I agree you look to be in a "fish-in" cycle and on average those take about 30 days, although there can be a pretty wide variation and some cycles of this sort can take quite a bit longer. The part about the test kit being a liquid-reagent based test kit is pretty important and the test kit will help you a lot in determining the best size and frequency of water changes during your fish-in cycle. Many of the members here us the API Freshwater Master Test Kit and like it, or there is the Nutrafin Mini-Master Test Kit, which is similar.

I would advise that you first practice on your tap water and post up the Ammonia, Nitrite(NO2), Nitrate(NO3) and pH results for your tap water here in your thread for the members to refer to. Next I would test the Ammonia, Nitrite(NO2) and pH of your tank water and post those up.

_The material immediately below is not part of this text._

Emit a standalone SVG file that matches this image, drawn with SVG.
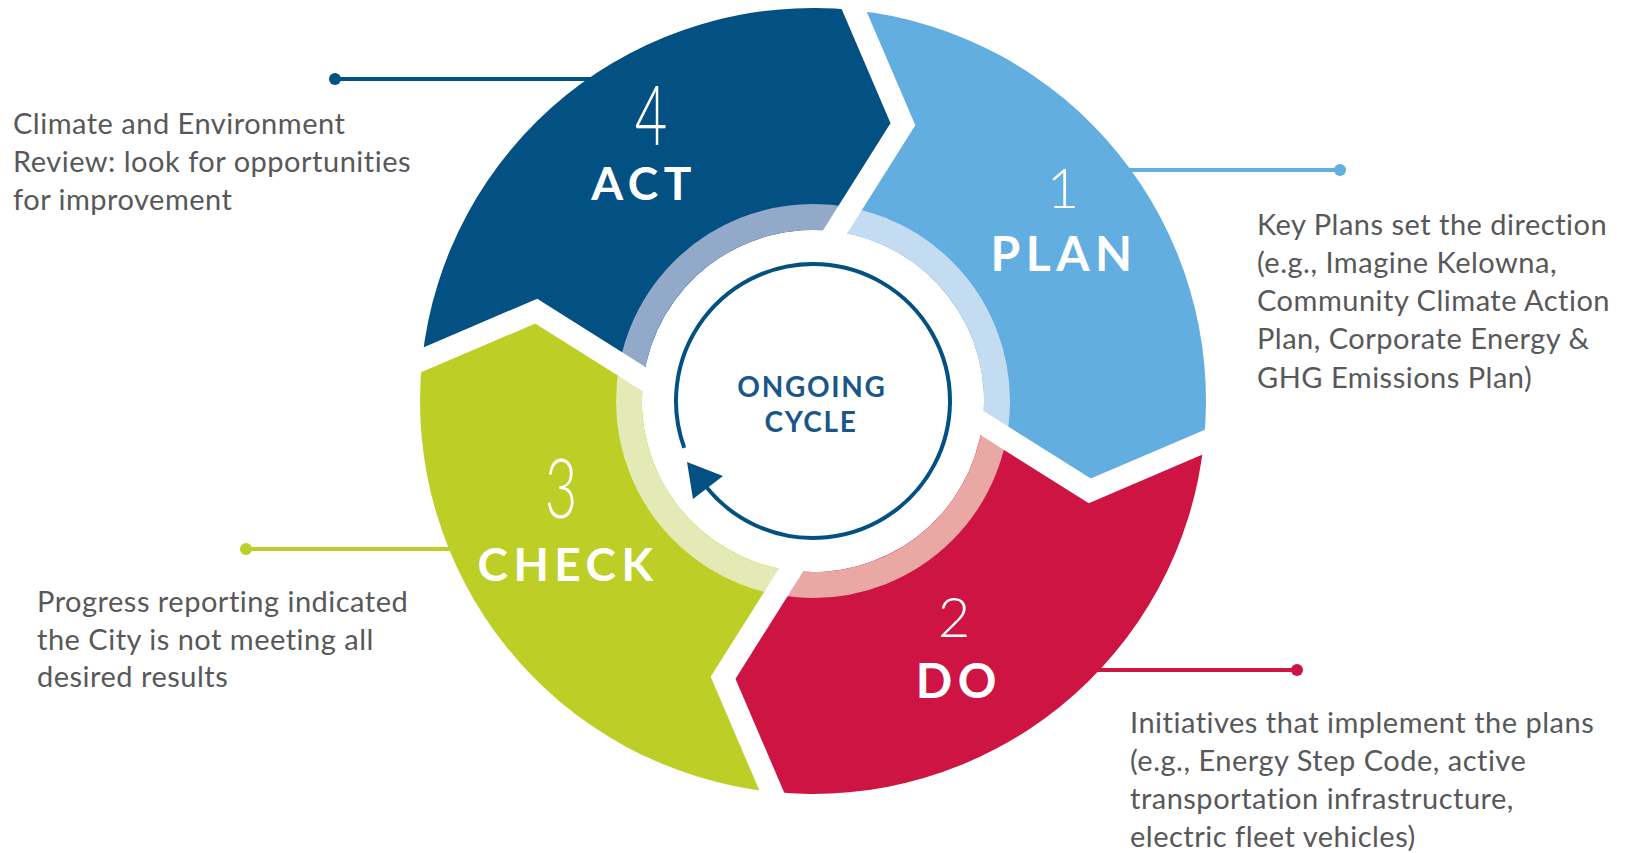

I advise you to test your Ammonia, Nitrite(NO2) and pH both morning and evening for a while and both post them up here and record them in a logbook near your tank. Your goal is to keep both Ammonia and Nitrite(NO2) below 0.25ppm at all times (closer to zero after you've changed water and up to a max of 0.25ppm by the time you are about to water change again.) The types of water changes Schmill has recommended should help accomplish this. The 50% change, optionally followed by another 50% change an hour later should be very effective. The high number of fish for that size tank may mean you have to change every day, but your tests will help you figure that out. The fact that you only need to change 3 or 4 gallons to get 50% will make the process easier than it would be on a bigger tank.

Not sure if this was mentioned but the one other thing I'd do is use the bucket of removed water, or a large cup of it, to roughly temperature-match the new conditioned tap water you are going to add to the tank. You can use your hand for this and that will be close enough, but with such a small tank, I think temperture matching would be a good safeguard, just like using conditioner.